- Summary -
Director : Alan Rudolph
Year Of Release : 1999
Principal Cast : Bruce Willis, Albert Finney, Nick Nolte, Barbara Hershey, Glenne Headley, Lukas Haas, Omar Epps, Shawnee Smith, Michael Jai White, Will Patton, Kurt Vonnegut.
Approx Running Time : 110 Minutes
Synopsis: From Wikipedia: “… a portrait of a fictional town in the Midwest that is home to a group of idiosyncratic and slightly neurotic characters. Dwayne Hoover is a wealthy car dealership owner who is on the brink of suicide and is losing touch with reality.”
What we think : Well, it’s in Worst Film Week for a reason.
I have seen nearly four thousand films in my lifetime and throughout those thousands of films only one has managed to sear itself into my memory.

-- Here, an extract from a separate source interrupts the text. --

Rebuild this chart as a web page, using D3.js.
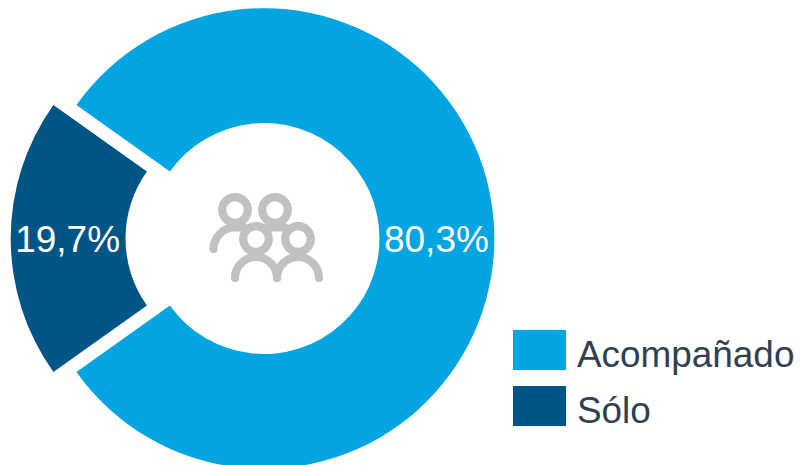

Now, I’m no stranger to horrible movies—Plan Nine from Outer Space, Rattlers, and Jaws: The Revenge have all been watched. Yet only one of these films features a cross-dressing Nick Nolte, or intense debates about Fairyland. Yes, you read that correctly.
Add A-lister Bruce Willis as All-American Dwayne Hoover and this ought to be one of the most interesting satires of white-collar America ever, instead we get a lot of actors not knowing what’s going on (thankfully, Nick Nolte did). All of the wit and levity that Vonnegut provides is left on the cutting-room floor.

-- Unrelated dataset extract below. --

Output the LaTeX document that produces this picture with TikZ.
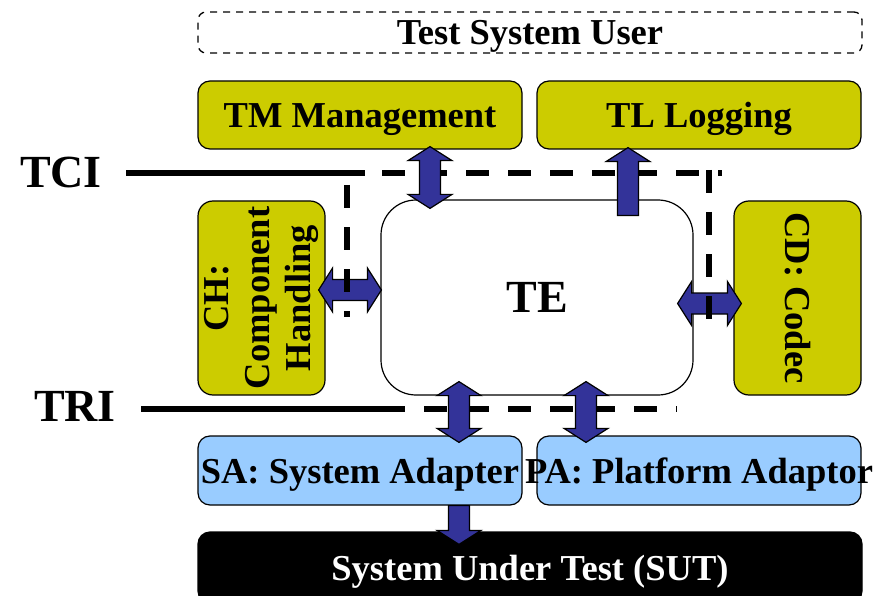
\documentclass[tikz,border=0pt]{standalone}
\usepackage{fontspec}
\setmainfont{Liberation Serif}
\usepackage{graphicx}
\usetikzlibrary{calc}

\definecolor{boxyellow}{RGB}{204,204,0}
\definecolor{boxblue}{RGB}{153,204,255}
\definecolor{arrowblue}{RGB}{51,51,153}

\newcommand{\boxfont}{\fontsize{36.5}{41}\selectfont\bfseries}
\newcommand{\bigfont}{\fontsize{46}{52}\selectfont\bfseries}

% fat block arrows, x (or y) taken from the first point
\newcommand{\vdarrow}[2]{%
  \filldraw[fatarrow] let \p1=(#1), \p2=(#2) in
    (\x1,\y1) -- (\x1+22pt,\y1-14pt) -- (\x1+10.5pt,\y1-14pt) -- (\x1+10.5pt,\y2+14pt)
    -- (\x1+22pt,\y2+14pt) -- (\x1,\y2) -- (\x1-22pt,\y2+14pt) -- (\x1-10.5pt,\y2+14pt)
    -- (\x1-10.5pt,\y1-14pt) -- (\x1-22pt,\y1-14pt) -- cycle;}
\newcommand{\hdarrow}[2]{%
  \filldraw[fatarrow] let \p1=(#1), \p2=(#2) in
    (\x1,\y1) -- (\x1+14pt,\y1+22pt) -- (\x1+14pt,\y1+10.5pt) -- (\x2-14pt,\y1+10.5pt)
    -- (\x2-14pt,\y1+22pt) -- (\x2,\y1) -- (\x2-14pt,\y1-22pt) -- (\x2-14pt,\y1-10.5pt)
    -- (\x1+14pt,\y1-10.5pt) -- (\x1+14pt,\y1-22pt) -- cycle;}
\newcommand{\fatup}[2]{%
  \filldraw[fatarrow] let \p1=(#1), \p2=(#2) in
    (\x1-10.5pt,\y1) -- (\x1-10.5pt,\y2-14pt) -- (\x1-22pt,\y2-14pt) -- (\x1,\y2)
    -- (\x1+22pt,\y2-14pt) -- (\x1+10.5pt,\y2-14pt) -- (\x1+10.5pt,\y1) -- cycle;}
\newcommand{\fatdown}[2]{%
  \filldraw[fatarrow] let \p1=(#1), \p2=(#2) in
    (\x1-10.5pt,\y1) -- (\x1-10.5pt,\y2+14pt) -- (\x1-22pt,\y2+14pt) -- (\x1,\y2)
    -- (\x1+22pt,\y2+14pt) -- (\x1+10.5pt,\y2+14pt) -- (\x1+10.5pt,\y1) -- cycle;}

\tikzset{
  unit/.style={draw, line width=1.2pt, rounded corners=12pt, inner sep=0pt,
    minimum width=324pt, minimum height=68pt, font=\boxfont,
    text height=25pt, text depth=0pt},
  tmbox/.style={unit, fill=boxyellow},
  adbox/.style={unit, fill=boxblue, minimum height=69pt},
  side/.style={draw, line width=1.2pt, rounded corners=15pt, fill=boxyellow,
    inner sep=0pt, minimum width=127pt, minimum height=194pt, font=\boxfont},
  fatarrow/.style={fill=arrowblue, draw=black, line width=1.2pt},
  ifline/.style={line width=6pt},
  ifdash/.style={line width=6pt, dash pattern=on 23pt off 19pt},
}

\begin{document}
\begin{tikzpicture}[x=1pt, y=-1pt]
  \clip (0,0) rectangle (875,596);
  \node[unit, minimum width=664pt, minimum height=41pt, rounded corners=8pt,
    line width=1.3pt, dash pattern=on 7pt off 6pt] (user) at (530,32.5) {Test System User};
  \node[tmbox] (tm) at (360,115) {TM Management};
  \node[tmbox] (tl) at (699,115) {TL Logging};
  \node[side] (ch) at (261.5,298)
    {\rotatebox{90}{\begin{tabular}{@{}c@{}}CH:\\Component\\Handling\end{tabular}}};
  \node[draw, line width=1.2pt, fill=white, rounded corners=35pt, minimum width=312pt,
    minimum height=195pt, inner sep=0pt, font=\bigfont] (te) at (537,297.5) {TE};
  \node[side] (cd) at (797.5,298) {\rotatebox{-90}{CD: Codec}};
  \node[adbox] (sa) at (360,470.5) {SA: System Adapter};
  \node[adbox] (pa) at (699,470.5) {\makebox[0pt]{PA: Platform Adaptor}};
  \node[unit, fill=black, text=white, minimum width=664pt, minimum height=71pt]
    (sut) at (530,567.5) {System Under Test (SUT)};

  % interfaces
  \node[font=\bigfont, inner sep=0pt] (tci) at (61,172) {TCI};
  \node[font=\bigfont, inner sep=0pt] (tri) at (75,406) {TRI};
  \coordinate (tcijoin) at (365,173);
  \coordinate (tcidash) at (382,173);
  \coordinate (tciend) at (722,173);
  \coordinate (trijoin) at (382,409);
  \coordinate (triend) at (677,409);
  \draw[ifline] ([xshift=24pt]tci.east |- tcijoin) -- (tcijoin);
  \draw[ifdash] (tcidash) -- (tciend);
  \draw[ifline] ([xshift=25pt]tri.east |- trijoin) -- (trijoin);
  \draw[ifdash] (trijoin) -- (triend);

  \vdarrow{[xshift=70pt,yshift=3pt]tm.south}{[yshift=-9pt]te.north}
  \fatup{[xshift=91pt,yshift=-16pt]te.north}{[yshift=2pt]tl.south}
  \hdarrow{[xshift=-7pt,yshift=8pt]ch.east}{[xshift=1pt]te.west}
  \hdarrow{[xshift=-16pt,yshift=-6pt]te.east}{[xshift=8pt]cd.west}
  \vdarrow{[xshift=-78pt,yshift=14pt]te.south}{[yshift=-7pt]sa.north}
  \vdarrow{[xshift=49pt,yshift=14pt]te.south}{[yshift=-7pt]pa.north}
  \fatdown{[xshift=99pt]sa.south}{[yshift=-13pt]sut.north}

  \coordinate (chtop) at (347,185);
  \coordinate (chbot) at (347,317);
  \coordinate (cdtop) at (709,170);
  \coordinate (cdbot) at (709,320);
  \draw[ifdash] (chtop) -- (chbot);
  \draw[ifdash] (cdtop) -- (cdbot);
\end{tikzpicture}
\end{document}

Unfortunately for viewers, no aspect of Breakfast of Champions distracts from what is happening onscreen. The cinematography is lackluster, the music is hardly noticeable and well… there is nothing that the film does well. Yet, much like the infamous car accident in Jean-Luc Godard’s Weekend, you cannot look away. The films of John Waters come to mind, but this particular piece of celluloid is completely clueless when it comes to camp. Each bizarre subplot detaches the viewer from seeing anyone as a character. What occurs is so bizarre, most would assume that they were watching a demented QVC bloc at 3am.
The first and last time that I saw this film was at the ripe age of twelve. I thought for sure that among the hundreds of movies watched a year, one would top Breakfast, but not one of them has. No film has left me so bewildered, shocked, and wondering what in the hell was going on. It’s an honor, but a dubious one.